Alwash grew up where the Tigris and Euphrates Rivers meet, amid acres upon acres of marshland. In 1978 he said goodbye to the reeds and water, venturing to the United States where he studied and then became a partner in an engineering firm, according to CBS's 60 Minutes, which aired a special on Alwash last November. He finally returned to his home country after 25 years to find the marsh transformed by Saddam Hussein’s army. In the early 1990s, it had built a series of canals to divert water from the major rivers into the surrounding desert, as well as the Persian Gulf, as an assault on the Ma’dan, or “Marsh Arabs.” The five-year onslaught succeeded in draining 90 percent of the marshes over 3,000 square miles, reports 60 Minutes. Alwash spearheaded the effort to undo the damage, knocking a hole in one of the dikes and allowing water to reclaim the land it had once covered. Nature Iraq was born in 2004 out of Alwash’s effort—fitting, given that the nexus of the Tigris and Euphrates is known biblically as the site where Eden grew. As of last 60 Minutes’ report, 30 percent of the marsh had been re-flooded.
"’I see the marshes as a destination for eco tourism. I see the marshes as a destination for archeological tourism,’" Alwash told 60 Minutes’ Scott Pelley. "But this is a country at war,’" Pelley returned. "’Yeah. Okay. So? The war is not gonna last forever,’" Alwash replied, "’If you're gonna dream, dream big. It's free."

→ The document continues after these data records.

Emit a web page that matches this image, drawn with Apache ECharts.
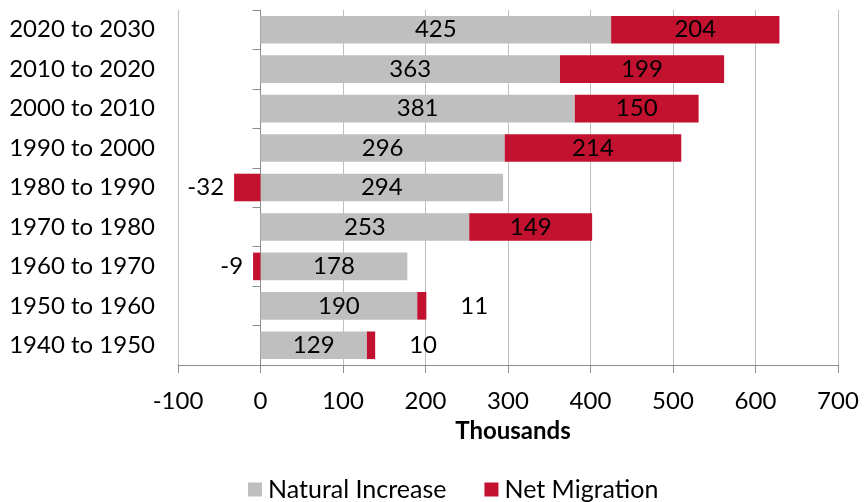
<!DOCTYPE html>
<html>
<head>
<meta charset="utf-8">
<script src="https://cdn.jsdelivr.net/npm/echarts@6/dist/echarts.min.js"></script>
<style>html,body{margin:0;padding:0;background:#fff}#c{width:865px;height:502px}</style>
</head>
<body>
<div id="c"></div>
<script>
const categories = ['2020 to 2030','2010 to 2020','2000 to 2010','1990 to 2000','1980 to 1990','1970 to 1980','1960 to 1970','1950 to 1960','1940 to 1950'];
const naturalIncrease = [425, 363, 381, 296, 294, 253, 178, 190, 129];
const netMigration = [204, 199, 150, 214, -32, 149, -9, 11, 10];
const xTicks = [-100, 0, 100, 200, 300, 400, 500, 600, 700];

const FONT = 'Lato';
const chart = echarts.init(document.getElementById('c'));

function migItem(v) {
  if (v < 0) return { value: v, label: { position: 'left', distance: 10 } };
  if (v < 30) return { value: v, label: { position: 'right', distance: 34 } };
  return v;
}

chart.setOption({
  animation: false,
  textStyle: { fontFamily: FONT },
  grid: { left: 178, right: 27, top: 10, bottom: 137, containLabel: false },
  xAxis: {
    type: 'value', min: xTicks[0], max: xTicks[xTicks.length - 1], interval: 100,
    name: 'Thousands', nameLocation: 'middle', nameGap: 54,
    nameTextStyle: { fontFamily: FONT, fontSize: 24, fontWeight: 'bold', color: '#000', padding: [0, 0, 0, 10] },
    axisLine: { show: true, onZero: false, lineStyle: { color: '#8c8c8c' } },
    axisTick: { show: true, length: 8, lineStyle: { color: '#8c8c8c' } },
    axisLabel: { fontFamily: FONT, fontSize: 24, color: '#000', margin: 24 },
    splitLine: { show: true, lineStyle: { color: '#bfbfbf', width: 1 } }
  },
  yAxis: [
    {
      type: 'category', data: categories, inverse: true, position: 'left',
      axisLine: { show: false, onZero: false },
      axisTick: { show: false },
      axisLabel: { fontFamily: FONT, fontSize: 24, color: '#000', margin: 23 }
    },
    {
      type: 'category', data: categories, inverse: true, position: 'left',
      axisLine: { show: true, onZero: true, lineStyle: { color: '#8c8c8c' } },
      axisTick: { show: true, length: 8, lineStyle: { color: '#8c8c8c' } },
      axisLabel: { show: false }
    }
  ],
  legend: {
    bottom: 0, left: 243, itemWidth: 14, itemHeight: 14, itemGap: 38,
    padding: [0, 5, 0, 5],
    icon: 'rect',
    textStyle: { fontFamily: FONT, fontSize: 25, color: '#000', padding: [0, 0, 0, 1] },
    data: ['Natural Increase', 'Net Migration']
  },
  series: [
    {
      name: 'Natural Increase', type: 'bar', stack: 'total', yAxisIndex: 0,
      barCategoryGap: '30%',
      itemStyle: { color: '#bfbfbf' },
      label: { show: true, position: 'inside', fontFamily: FONT, fontSize: 24, color: '#000' },
      data: naturalIncrease
    },
    {
      name: 'Net Migration', type: 'bar', stack: 'total', yAxisIndex: 0,
      barCategoryGap: '30%',
      itemStyle: { color: '#c3122f' },
      label: { show: true, position: 'inside', fontFamily: FONT, fontSize: 24, color: '#000' },
      data: netMigration.map(migItem)
    }
  ]
});
</script>
</body>
</html>
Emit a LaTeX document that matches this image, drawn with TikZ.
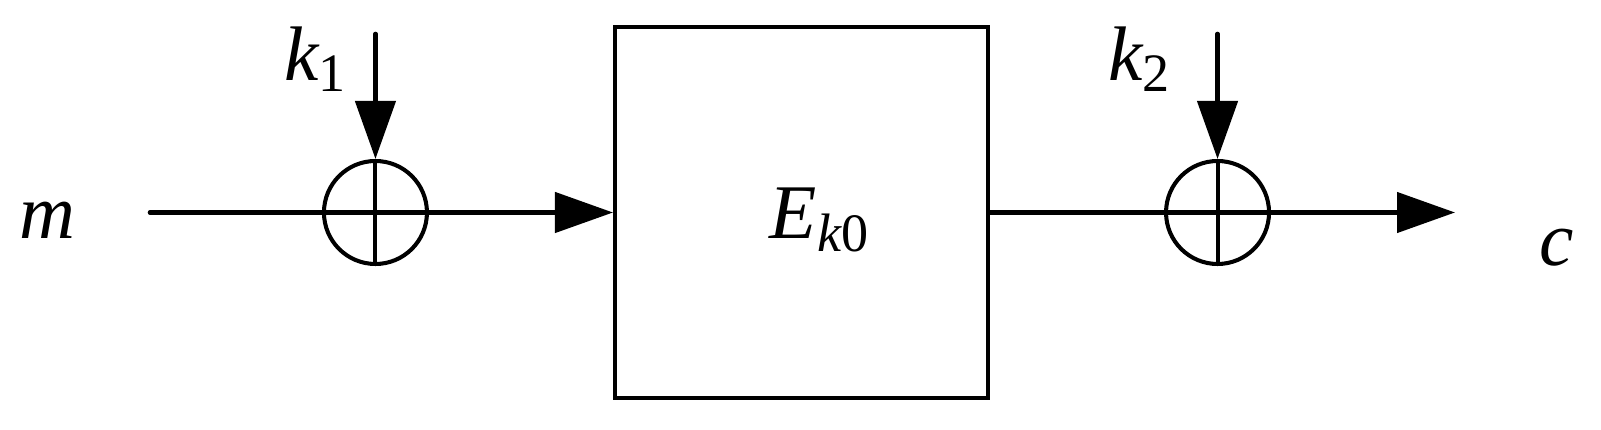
\documentclass[tikz,border=0pt]{standalone}
\usepackage{fontspec}
\setmainfont{Liberation Serif}
\usetikzlibrary{positioning,arrows.meta}

\begin{document}
\begin{tikzpicture}[node distance=1.84cm, line width=1.3pt, line cap=round,
    >={Triangle[length=0.58cm,width=0.4cm]},
    font=\fontsize{22}{26}\selectfont\itshape,
    xor/.style={circle, draw, minimum size=1.03cm, inner sep=0pt, line width=1.15pt,
      path picture={\draw[line width=1.15pt] (path picture bounding box.north) -- (path picture bounding box.south);}}]
    \useasboundingbox (0,0) rectangle (16.01,4.3);
    \node (enc) [draw, rectangle, line width=1.15pt, minimum width=3.73cm, minimum height=3.71cm] at (8.015,2.175) {};
    \node (xor1) [xor, left=of enc] {};
    \node (xor2) [xor, right=1.74cm of enc] {};
    \coordinate (mstart) at (1.5,2.175);
    \coordinate (cend) at (14.55,2.175);
    \coordinate (k1top) at ([yshift=1.25cm]xor1.north);
    \coordinate (k2top) at ([yshift=1.25cm]xor2.north);
    \node (m) at (0.47,2.10) {m};
    \node (c) at (15.57,1.82) {c};
    \node (k1) at (3.16,3.71) {k\textsubscript{\upshape 1}};
    \node (k2) at (11.40,3.71) {k\textsubscript{\upshape 2}};
    \node (ek0) at (8.20,2.10) {E\textsubscript{k\upshape 0}};
    \draw[->] (mstart) -- (enc.west);
    \draw[->] (enc.east) -- (cend);
    \draw[->] (k1top) -- (xor1.north);
    \draw[->] (k2top) -- (xor2.north);
\end{tikzpicture}
\end{document}
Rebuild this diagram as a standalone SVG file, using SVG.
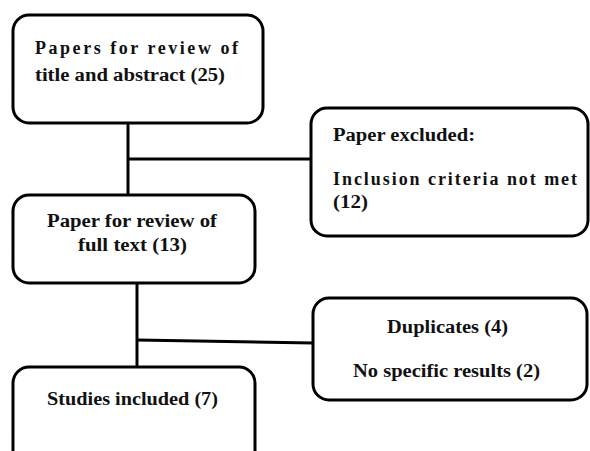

It seems that Alwash isn’t the only one dreaming big, either. Opportunities to experience nature in countries known for civil strife aren’t as strange as they might seem. Take Israel, for example. As Rene Ebersole reports in “Crossroads,” [Audubon, November-December 2009] the country is abuzz with wing flapping. “Israel is at the heart of one of the world’s most important and heavily traveled migratory flyways,” she writes. “Each spring and fall a caravan of 500 million birds funnels between three continents—Europe, Asia, and Africa—straight through this country about the size of New Jersey.” She adds, “In total, 540 bird species have been recorded in Israel so far.” And visitors come to watch.
Nature Iraq, too, has set its eyes on birds and other animals. “The group, whose 65 members include 40 scientists, is also doing the first wildlife surveys in northern Iraq since 1980,” writes Nancy Averett [Audubon, May-June 2009]. As of spring 2009, an American soldier, Major Randel Rogers, had been helping out the effort, submitting Arabic field guides, telescopes, binoculars, and live-animal traps thanks to donations of from Columbus Audubon and the Ohio Ornithological Society. He also recorded his own bird sightings to send to the Nature Iraq.
So it seems that, little by little, nature can survive, and even be resurrected in the most ravished of places—as long as some people believe.